Keith Graham Warwick is a Scottish actor and musician. Warwick received his master's degree in Classical and Contemporary Text from the Royal Conservatoire of Scotland in 2015. He is best known for the role of Trent Clements in the Royal Television Society award-winning series My Parents Are Aliens. He has toured the world as a musician and has lived in both Paris and New York.

==Early career==
Warwick was born in Govan, in the Southside of Glasgow. In his last year at Govan High School, he joined STG (Strathclyde University Theatre Group) performing in The Government Inspector by Gogol, this led to a small role in the BBC drama Knowing The Score with Andrew Keir in 1986. As a musician he has toured Japan and Europe with The Kaisers and combined his love for acting and music when he formed The Scottish Sex Pistols, playing the part of Johnny Rotten. The band teamed up with John Lydon to promote the release of Kiss This.

==Television and film==
TV roles include two series as Cockney bad boy Nigel Jenkins in High Road, a Scottish situational drama; as Ben Capstone in The Bill and as Trent Clements in six series of My Parents Are Aliens.
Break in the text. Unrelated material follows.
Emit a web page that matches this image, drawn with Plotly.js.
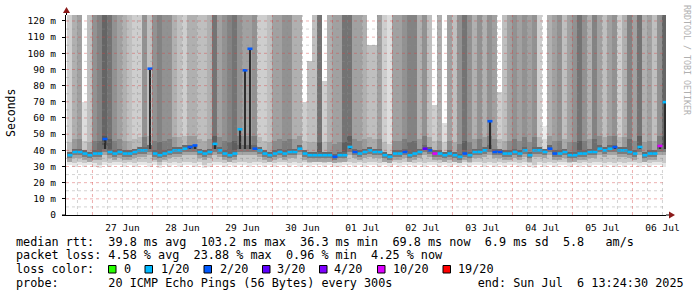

He played Donald Dee in Robin Hardy's follow up to The Wicker Man, The Wicker Tree with Sir Christopher Lee, released in 2011. He played Malcolm, a malevolent ticket inspector opposite Timothy Spall in Gilles MacKinnon's The Last Bus in 2020 and in Schemers, directed by Dave McLean, he was Andy Lothian, the man who brought The Beatles to Scotland. His short film work includes Lilith in The Creatures directed by Marco Williamson. Bothy Cat in The Fall of Shug McCracken directed by Dave Ward. Billy in Dancing, Some Days directed by Katrina McPherson and Alan in Sleepwalking directed by Mike Kelly.

==Theatre==
Warwick has worked in Scottish theatre within a variety of genres including Shakespeare – as Feste in Twelfth Night; as Puck in A Midsummer Night's Dream both directed by David Mark Thomson, Lord Lancaster in Edward II directed by Gordon Barr, Love's Labour's Lost at Shakespeare's Globe Theatre directed by Nick Hutchison, Count De Guise in Massacre at Paris directed by Laura Vingoe-Cram at Shakespeare's Globe Theatre, Sando in The Gun Citizens Theatre directed by David MacLennan, Sammy Brennan in Celtic the Musical UK and ROI touring production directed by Howard Gray. Les in Bite the Bullet Assembly Rooms directed by Alison Peebles; and performing in and producing the anti-bigotry drama Damaged Goods by Martin McCardie at the Tron Theatre. He has also performed in ten commercial pantomime productions, in which he portrays the 'Wishee Washee'/'Buttons' characters.

==Music==
As a musician, he began busking with skiffle trio Wray Gunn & The Rockets, appearing on many TV shows including The Funny Farm (STV), Pebble Mill (BBC), Halfway to Paradise (Channel 4) and FSD (BBC). He formed The Scottish Sex Pistols touring the world before leaving to return to theatre. He later toured Europe and Japan with The Kaisers and was a co-founder of The New Piccadillys releasing one album, Introducing The New Piccadillys on Soundflat Records. He recorded the folk noir EP Based on Actual Events on SFR with his (then) wife Simone Welsh. Warwick has scored three short films (To a Mouse, The Creatures and Dead Man's Fall) as well as a one-hour TV screenplay (Lap of the Gods – ESP).

==Writing==
His writing credits include Lap of the Gods (ESP); The Creatures (Black Box Films); Dead Man's Fall (Black Box Films), The Honest Men (Roughcast Productions). With Sandy Nelson, Warwick wrote "Bite the Bullet" for Oran Mor's A Play, a Pie and a Pint. Joyce McMillan wrote in The Scotsman "as well as some terrific comic dialogue, rich in cultural wisdom; and, as an added bonus, there are a couple of seriously fine songs, to remind us that amid all the celebrity nonsense of the rock scene, great music sometimes gets made, roaring out the truth of our time." He is currently finishing his first novel Halfway To Paris.